It's pretty interesting:
"The possible uses for the threat dictionary are vast, Gelfand says. It could be used to track when leaders inflate threats and which groups are labeled as dangerous. Researchers could analyze CEOs’ or officials’ speeches for threat mentions and compare them to fMRI images of what happens in peoples’ brains as they hear those terms.
Social media users could use it to be more conscious of how they’re participating in the spread of threatening messages and make choices about how much of that kind of language they want to see or what they want their kids to see. Gelfand’s threat barometer can be used to track how much threat one is exposed to on social media. The dictionary could also be combined with voting data to predict how a perceived threat might influence election results. Or it could examine how threatening language varies between different media outlets and how it affects the way they report the news."

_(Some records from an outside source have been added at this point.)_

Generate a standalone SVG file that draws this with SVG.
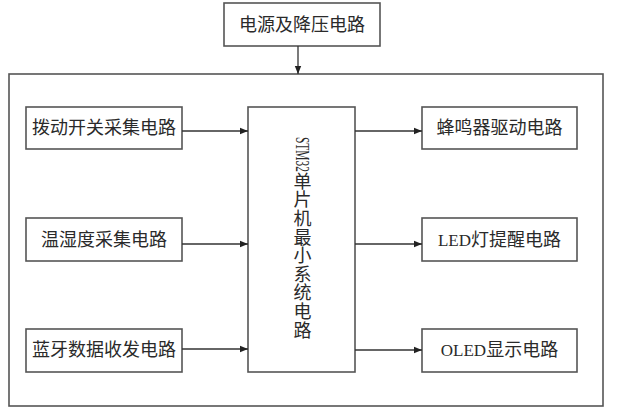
<svg xmlns="http://www.w3.org/2000/svg" width="629" height="420" viewBox="0 0 629 420">
<defs>
<style>
.box{fill:#fff;stroke:#555;stroke-width:1.6}
.t{font-family:"Liberation Serif","Noto Sans CJK SC",serif;font-size:18px;fill:#2a2a2a;text-anchor:middle;dominant-baseline:central}
.lat{font-size:17px}
.ln{stroke:#333;stroke-width:1.3;fill:none}
</style>
<marker id="ah" viewBox="0 0 10 10" refX="10" refY="5" markerWidth="10" markerHeight="8" markerUnits="userSpaceOnUse" orient="auto">
<path d="M0,1 L10,5 L0,9 Z" fill="#222"/>
</marker>
</defs>
<rect width="629" height="420" fill="#fff"/>
<g id="outer"><rect class="box" x="9" y="74" width="594" height="332"/></g>
<g id="power"><rect class="box" x="224" y="3" width="156" height="43"/><text class="t" x="302" y="25">电源及降压电路</text></g>
<g id="switch"><rect class="box" x="26" y="107" width="156" height="42"/><text class="t" x="104" y="128">拨动开关采集电路</text></g>
<g id="temp"><rect class="box" x="26" y="218" width="156" height="43"/><text class="t" x="104" y="239.5">温湿度采集电路</text></g>
<g id="bt"><rect class="box" x="26" y="329" width="156" height="43"/><text class="t" x="104" y="350">蓝牙数据收发电路</text></g>
<g id="mcu"><rect class="box" x="248" y="107" width="107" height="265"/>
<text x="302" y="137" style="font-family:'Liberation Serif',serif;font-size:18px;fill:#2a2a2a;writing-mode:vertical-rl" textLength="35" lengthAdjust="spacingAndGlyphs">STM32</text>
<text x="300.5" y="172" style="font-family:'Liberation Serif','Noto Sans CJK SC',serif;font-size:18px;fill:#2a2a2a;writing-mode:vertical-rl;letter-spacing:0.6px">单片机最小系统电路</text>
</g>
<g id="buzzer"><rect class="box" x="422" y="107" width="155" height="42"/><text class="t" x="499.5" y="128">蜂鸣器驱动电路</text></g>
<g id="led"><rect class="box" x="422" y="218" width="155" height="43"/><text class="t" x="499.5" y="239.5"><tspan class="lat">LED</tspan>灯提醒电路</text></g>
<g id="oled"><rect class="box" x="422" y="329" width="155" height="43"/><text class="t" x="499.5" y="350"><tspan class="lat">OLED</tspan>显示电路</text></g>
<g id="connectors">
<line class="ln" x1="298" y1="46" x2="298" y2="74" marker-end="url(#ah)"/>
<line class="ln" x1="182" y1="131" x2="248" y2="131" marker-end="url(#ah)"/>
<line class="ln" x1="182" y1="244" x2="248" y2="244" marker-end="url(#ah)"/>
<line class="ln" x1="182" y1="349" x2="248" y2="349" marker-end="url(#ah)"/>
<line class="ln" x1="355" y1="131" x2="422" y2="131" marker-end="url(#ah)"/>
<line class="ln" x1="355" y1="244" x2="422" y2="244" marker-end="url(#ah)"/>
<line class="ln" x1="355" y1="350" x2="422" y2="350" marker-end="url(#ah)"/>
</g>
</svg>
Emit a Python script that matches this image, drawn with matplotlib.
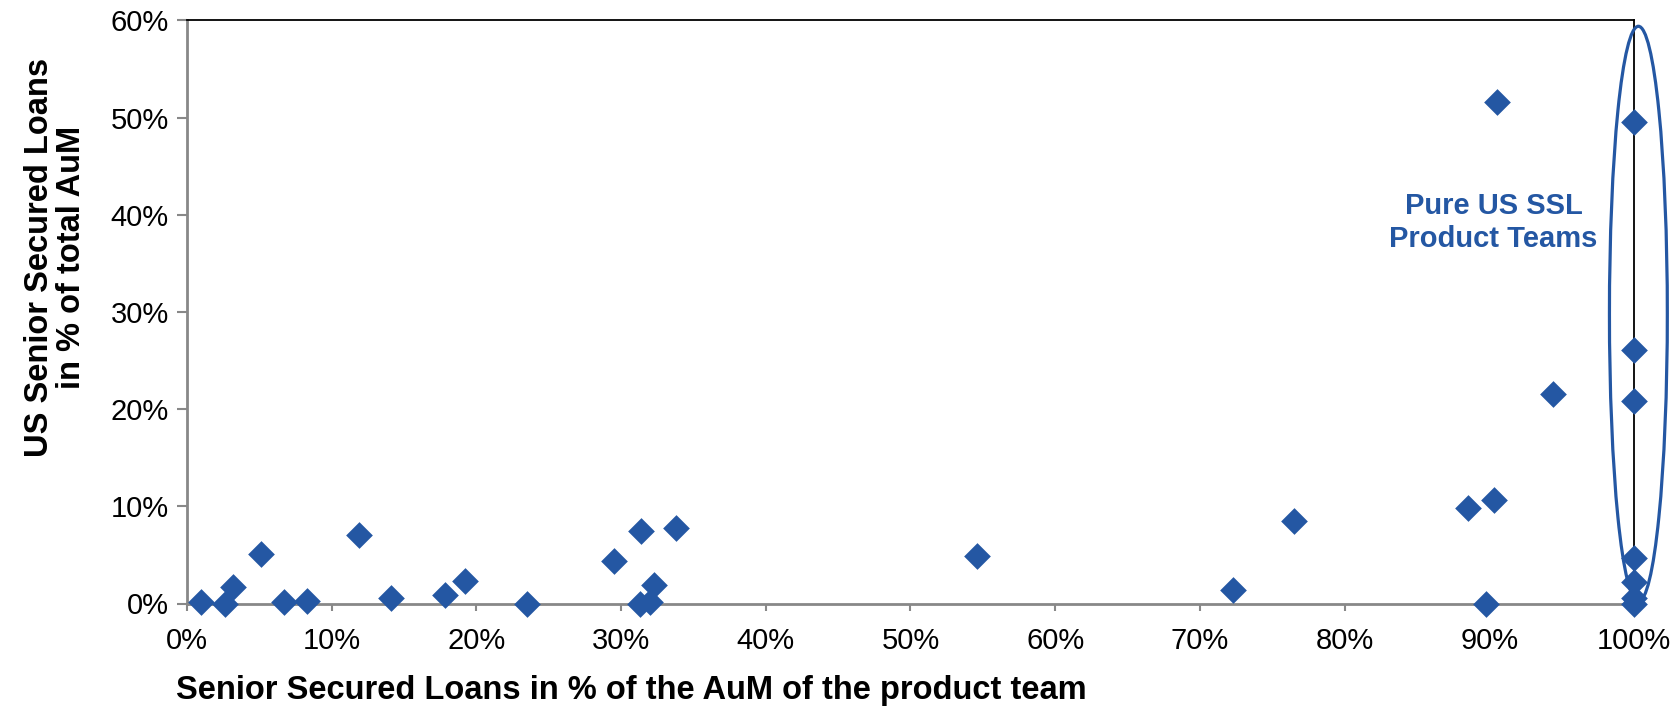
import matplotlib
matplotlib.use("Agg")
from matplotlib import pyplot as plt
from matplotlib.patches import Ellipse
from matplotlib.ticker import FuncFormatter

# share of SSL in product team AuM (%), share of US SSL in total AuM (%)
ssl_share = [1.0, 2.6, 3.2, 5.1, 6.7, 8.3, 11.9, 14.1, 17.8, 19.2, 23.5,
             29.5, 31.4, 33.8, 32.3, 31.3, 32.0, 54.6, 72.3, 76.5, 88.5,
             90.3, 89.8, 90.5, 94.4, 100, 100, 100, 100, 100, 100, 100]
us_ssl_share = [0.2, 0.0, 1.7, 5.1, 0.2, 0.3, 7.1, 0.6, 0.9, 2.3, 0.0,
                4.4, 7.5, 7.8, 1.9, 0.0, 0.2, 4.9, 1.4, 8.5, 9.8,
                10.7, 0.0, 51.6, 21.6, 49.6, 26.1, 20.8, 4.7, 2.2, 0.6, 0.0]

x_ticks = [0, 10, 20, 30, 40, 50, 60, 70, 80, 90, 100]
y_ticks = [0, 10, 20, 30, 40, 50, 60]

blue = "#2457A3"
plt.rcParams["font.family"] = ["Liberation Sans", "DejaVu Sans"]

fig = plt.figure(figsize=(16.72, 7.10), dpi=100)
ax = fig.add_axes([0.1118, 0.15, 0.8655, 0.8212])

ax.scatter(ssl_share, us_ssl_share, marker="D", s=185, color=blue,
           linewidths=0, zorder=3, clip_on=False)

ax.add_patch(Ellipse((100.3, 29.8), 4.0, 59.2, fill=False, edgecolor=blue,
                     linewidth=2.3, clip_on=False, zorder=4))
ax.text(90.3, 39.2, "Pure US SSL\nProduct Teams", color=blue, fontsize=21,
        fontweight="bold", ha="center", va="center", linespacing=1.2)

ax.set_xlim(0, 100)
ax.set_ylim(0, 60)
ax.set_xticks(x_ticks)
ax.set_yticks(y_ticks)
pct = FuncFormatter(lambda v, p: "%d%%" % v)
ax.xaxis.set_major_formatter(pct)
ax.yaxis.set_major_formatter(pct)

for s in ["left", "bottom"]:
    ax.spines[s].set_color("#888888")
    ax.spines[s].set_linewidth(2)
for s in ["top", "right"]:
    ax.spines[s].set_color("black")
    ax.spines[s].set_linewidth(1.3)

ax.tick_params(axis="y", length=7, width=1.5, color="#888888", pad=6, labelsize=21)
ax.tick_params(axis="x", length=5, width=1.5, color="#888888", pad=12, labelsize=21)

fig.text(0.105, 0.027, "Senior Secured Loans in % of the AuM of the product team",
         fontsize=23.5, fontweight="bold", ha="left", va="center")
fig.text(0.033, 0.637, "US Senior Secured Loans\nin % of total AuM", fontsize=23.5,
         fontweight="bold", ha="center", va="center", rotation=90, linespacing=1.05)

fig.savefig("out.png", dpi=100)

First you have to check what kind of Muppet you are (the Mindset Quiz). Unfortunately you don't get a Muppet character as a result. Are you curious about mine? 😉 ... Drum roll ...: YOUR RESULTS - Very Loose Mindset. "The loose mindset is less attentive to social norms, more willing to take risks, more impulsive, and more comfortable with disorder and ambiguity."
I didn't expect anything else. I think I'm Animal.
As I said pretty interesting stuff, I think I'm going to buy her book 'Rule Makers, Rule Breakers'.